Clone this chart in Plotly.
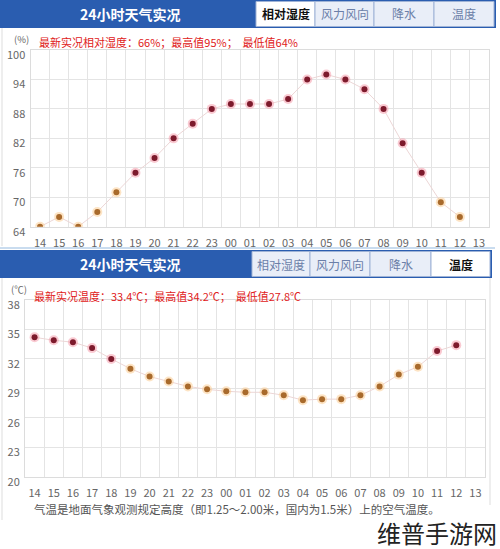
import plotly.graph_objects as go

hours = ["14","15","16","17","18","19","20","21","22","23","00","01",
         "02","03","04","05","06","07","08","09","10","11","12","13"]
humidity = [64,66,64,67,71,75,78,82,85,88,89,89,89,90,94,95,94,92,88,81,75,69,66,None]
temperature = [34.2,33.9,33.7,33.1,32.0,31.0,30.2,29.7,29.2,28.9,28.7,28.6,
               28.6,28.3,27.8,27.9,27.9,28.3,29.2,30.4,31.2,32.8,33.4,None]
hum_ticks = [64,70,76,82,88,94,100]
temp_ticks = [20,23,26,29,32,35,38]
tabs = ["相对湿度","风力风向","降水","温度"]

RED_CORE, RED_HALO = "#7d1a2c", "rgba(245,150,165,0.5)"
OR_CORE, OR_HALO = "#a86a2c", "rgba(252,205,150,0.55)"
FONT = "Noto Sans CJK SC"
W, H = 500, 549

def py(y):
    return 1 - y / H

def colors(vals, thr):
    core = [RED_CORE if (v is not None and v >= thr) else OR_CORE for v in vals]
    halo = [RED_HALO if (v is not None and v >= thr) else OR_HALO for v in vals]
    return core, halo

fig = go.Figure()

def add_series(vals, thr, xa, ya):
    core, halo = colors(vals, thr)
    fig.add_trace(go.Scatter(x=hours, y=vals, mode="lines", line=dict(color="#ecd6d6", width=1),
                             xaxis=xa, yaxis=ya, hoverinfo="skip", showlegend=False))
    fig.add_trace(go.Scatter(x=hours, y=vals, mode="markers", marker=dict(size=10, color=halo, line=dict(width=0)),
                             xaxis=xa, yaxis=ya, hoverinfo="skip", showlegend=False))
    fig.add_trace(go.Scatter(x=hours, y=vals, mode="markers", marker=dict(size=6, color=core, line=dict(width=0)),
                             xaxis=xa, yaxis=ya, showlegend=False))

add_series(humidity, 73, "x", "y")
add_series(temperature, 31.5, "x2", "y2")

axis_common = dict(showline=True, linecolor="#dcdcdc", mirror=True, gridcolor="#e4e4e4", gridwidth=1,
                   zeroline=False, ticks="", automargin=False,
                   tickfont=dict(family=FONT, size=11, color="#666"))

fig.update_layout(
    width=W, height=H, margin=dict(l=0, r=0, t=0, b=0, autoexpand=False),
    paper_bgcolor="white", plot_bgcolor="white",
    xaxis=dict(domain=[30.5/W, 488.5/W], anchor="y", type="category", categoryorder="array",
               categoryarray=hours, tickson="boundaries", range=[-0.5, 23.5], tickangle=0,
               ticklabelstandoff=6, **axis_common),
    yaxis=dict(domain=[py(226.7), py(50)], anchor="x", range=[64, 100], tickvals=hum_ticks,
               ticklabelshift=5, ticklabelstandoff=2, **axis_common),
    xaxis2=dict(domain=[25/W, 485/W], anchor="y2", type="category", categoryorder="array",
                categoryarray=hours, tickson="boundaries", range=[-0.5, 23.5], tickangle=0,
                ticklabelstandoff=6, **axis_common),
    yaxis2=dict(domain=[py(476.7), py(300)], anchor="x2", range=[20, 38], tickvals=temp_ticks,
                ticklabelshift=5, ticklabelstandoff=2, **axis_common),
)

shapes = []
annots = []

def text(t, x, y, size, color, xanchor="center", bold=False):
    annots.append(dict(text=f"<b>{t}</b>" if bold else t, x=x / W, y=py(y), xref="paper", yref="paper",
                       xanchor=xanchor, yanchor="middle", showarrow=False,
                       font=dict(family=FONT, size=size, color=color)))

def header(y0, y1, active, tab_x):
    shapes.append(dict(type="rect", xref="paper", yref="paper", x0=0, x1=tab_x[-1][1] / W + 0.004,
                       y0=py(y1), y1=py(y0), fillcolor="#2a5db0", line=dict(width=0), layer="below"))
    text("24小时天气实况", 130, (y0 + y1) / 2, 14, "white", bold=True)
    for i, (t, (a, b)) in enumerate(zip(tabs, tab_x)):
        act = i == active
        shapes.append(dict(type="rect", xref="paper", yref="paper", x0=a / W, x1=b / W,
                           y0=py(y1 - 1.5), y1=py(y0 + 1.5),
                           fillcolor="white" if act else "#e9eef8",
                           line=dict(color="#9fb3d6", width=1), layer="below"))
        text(t, (a + b) / 2, (y0 + y1) / 2, 12, "#111" if act else "#6b7fa8", bold=act)

header(0, 28, 0, [(256, 315), (315, 374), (374, 434), (434, 494)])
header(250, 278, 3, [(252, 310), (310, 370), (370, 431), (431, 490)])

# panel borders
shapes.append(dict(type="line", xref="paper", yref="paper", x0=0, x1=0.99, y0=py(248), y1=py(248),
                   line=dict(color="#c9dcef", width=2)))
shapes.append(dict(type="line", xref="paper", yref="paper", x0=2 / W, x1=2 / W, y0=py(520), y1=py(278),
                   line=dict(color="#dddddd", width=1)))
shapes.append(dict(type="line", xref="paper", yref="paper", x0=490 / W, x1=490 / W, y0=py(505), y1=py(278),
                   line=dict(color="#dddddd", width=1)))
shapes.append(dict(type="line", xref="paper", yref="paper", x0=2 / W, x1=2 / W, y0=py(246), y1=py(28),
                   line=dict(color="#dddddd", width=1)))

text("最新实况相对湿度：66%；最高值95%；  最低值64%", 37, 42, 11, "#e02020", xanchor="left")
text("(%)", 31, 39, 9.5, "#666", xanchor="right")
text("最新实况温度：33.4℃；最高值34.2℃；  最低值27.8℃", 32, 296, 11, "#e02020", xanchor="left")
text("(℃)", 29, 289, 9.5, "#666", xanchor="right")
text("气温是地面气象观测规定高度（即1.25～2.00米，国内为1.5米）上的空气温度。", 32, 509, 11.5, "#555", xanchor="left")
text("维普手游网", 499, 532, 24, "#222", xanchor="right")

fig.update_layout(shapes=shapes, annotations=annots)
fig.write_html("out.html", config={"displayModeBar": False},
               post_script="document.body.style.margin='0';")
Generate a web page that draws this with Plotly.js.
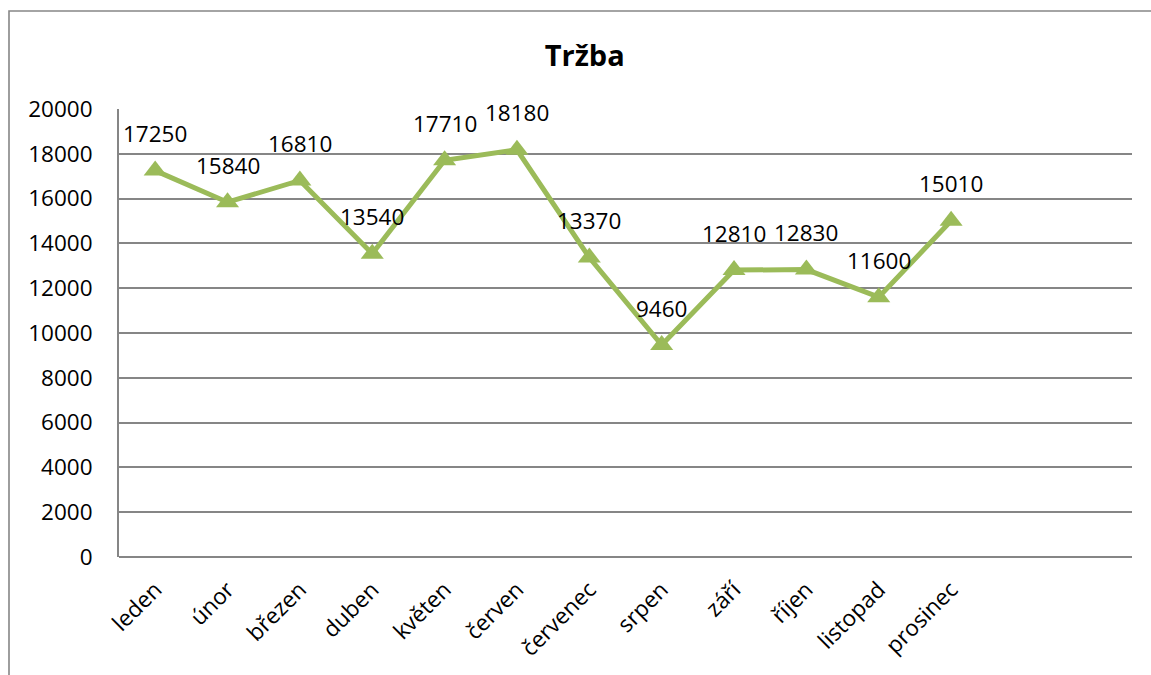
<!DOCTYPE html>
<html>
<head>
<meta charset="utf-8">
<script src="https://cdn.plot.ly/plotly-3.0.1.min.js"></script>
<style>
  html, body { margin: 0; padding: 0; background: #fff; }
  #chart { width: 1151px; height: 675px; }
</style>
</head>
<body>
<div id="chart"></div>
<script>
// months (two empty slots after prosinec, as in the original sheet)
const months = ['leden', 'únor', 'březen', 'duben', 'květen', 'červen',
  'červenec', 'srpen', 'září', 'říjen', 'listopad', 'prosinec'];
const trzba = [17250, 15840, 16810, 13540, 17710, 18180,
  13370, 9460, 12810, 12830, 11600, 15010];
const yTicks = [0, 2000, 4000, 6000, 8000, 10000, 12000, 14000, 16000, 18000, 20000];

const green = '#9BBB59';
const gridGray = '#868686';
const font = 'Open Sans, Noto Sans, sans-serif';

let trace = {
  x: months,
  y: trzba,
  type: 'scatter',
  mode: 'lines+markers',
  line: { color: green, width: 5 },
  marker: { symbol: 'triangle-up', size: 20, color: green },
  hoverinfo: 'x+y'
};

// value labels above each point
let labels = months.map((m, i) => ({
  x: m,
  y: trzba[i],
  xref: 'x',
  yref: 'y',
  text: String(trzba[i]),
  showarrow: false,
  yshift: 37,
  font: { family: font, size: 22.5, color: '#000' }
}));

let layout = {
  width: 1151,
  height: 675,
  margin: { l: 119, r: 19, t: 109, b: 118 },
  paper_bgcolor: '#fff',
  plot_bgcolor: '#fff',
  showlegend: false,
  title: {
    text: '<b>Tržba</b>',
    font: { family: font, size: 29, color: '#000' },
    xref: 'container',
    x: 0.508,
    xanchor: 'center',
    yref: 'container',
    y: 1 - 56 / 675,
    yanchor: 'middle'
  },
  xaxis: {
    type: 'category',
    categoryorder: 'array',
    categoryarray: months,
    range: [-0.5, 13.5],
    showgrid: false,
    zeroline: false,
    showline: false,
    ticks: '',
    tickangle: -45,
    ticklabelstandoff: 14,
    tickfont: { family: font, size: 22.5, color: '#000' },
    fixedrange: true
  },
  yaxis: {
    range: [0, 20000],
    tickvals: yTicks,
    ticktext: yTicks.map(String),
    showgrid: true,
    gridcolor: gridGray,
    gridwidth: 2,
    zeroline: true,
    zerolinecolor: gridGray,
    zerolinewidth: 2,
    showline: true,
    linecolor: gridGray,
    linewidth: 2,
    ticks: '',
    ticklabelstandoff: 20,
    tickfont: { family: font, size: 22.5, color: '#000' },
    fixedrange: true
  },
  annotations: labels,
  shapes: [
    // outer chart border, runs off the right and bottom edge
    {
      type: 'rect',
      xref: 'paper', yref: 'paper',
      x0: (9 - 119) / 1013, x1: 1.2,
      y0: -0.5, y1: (557 - 11) / 448,
      line: { color: gridGray, width: 1.6 },
      layer: 'below'
    }
  ]
};

Plotly.newPlot('chart', [trace], layout, { displayModeBar: false, staticPlot: true });
</script>
</body>
</html>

++++++++++

== TASK DESCRIPTION ==
Begin with the first line of the records and repeat every line up to the one with "fig = go.Figure()", counting that line too. Pictures are not part of the copy.

== RESULT FOR THIS EXERCISE ==
Clone this chart in Plotly.
import plotly.graph_objects as go

hours = ["14","15","16","17","18","19","20","21","22","23","00","01",
         "02","03","04","05","06","07","08","09","10","11","12","13"]
humidity = [64,66,64,67,71,75,78,82,85,88,89,89,89,90,94,95,94,92,88,81,75,69,66,None]
temperature = [34.2,33.9,33.7,33.1,32.0,31.0,30.2,29.7,29.2,28.9,28.7,28.6,
               28.6,28.3,27.8,27.9,27.9,28.3,29.2,30.4,31.2,32.8,33.4,None]
hum_ticks = [64,70,76,82,88,94,100]
temp_ticks = [20,23,26,29,32,35,38]
tabs = ["相对湿度","风力风向","降水","温度"]

RED_CORE, RED_HALO = "#7d1a2c", "rgba(245,150,165,0.5)"
OR_CORE, OR_HALO = "#a86a2c", "rgba(252,205,150,0.55)"
FONT = "Noto Sans CJK SC"
W, H = 500, 549

def py(y):
    return 1 - y / H

def colors(vals, thr):
    core = [RED_CORE if (v is not None and v >= thr) else OR_CORE for v in vals]
    halo = [RED_HALO if (v is not None and v >= thr) else OR_HALO for v in vals]
    return core, halo

fig = go.Figure()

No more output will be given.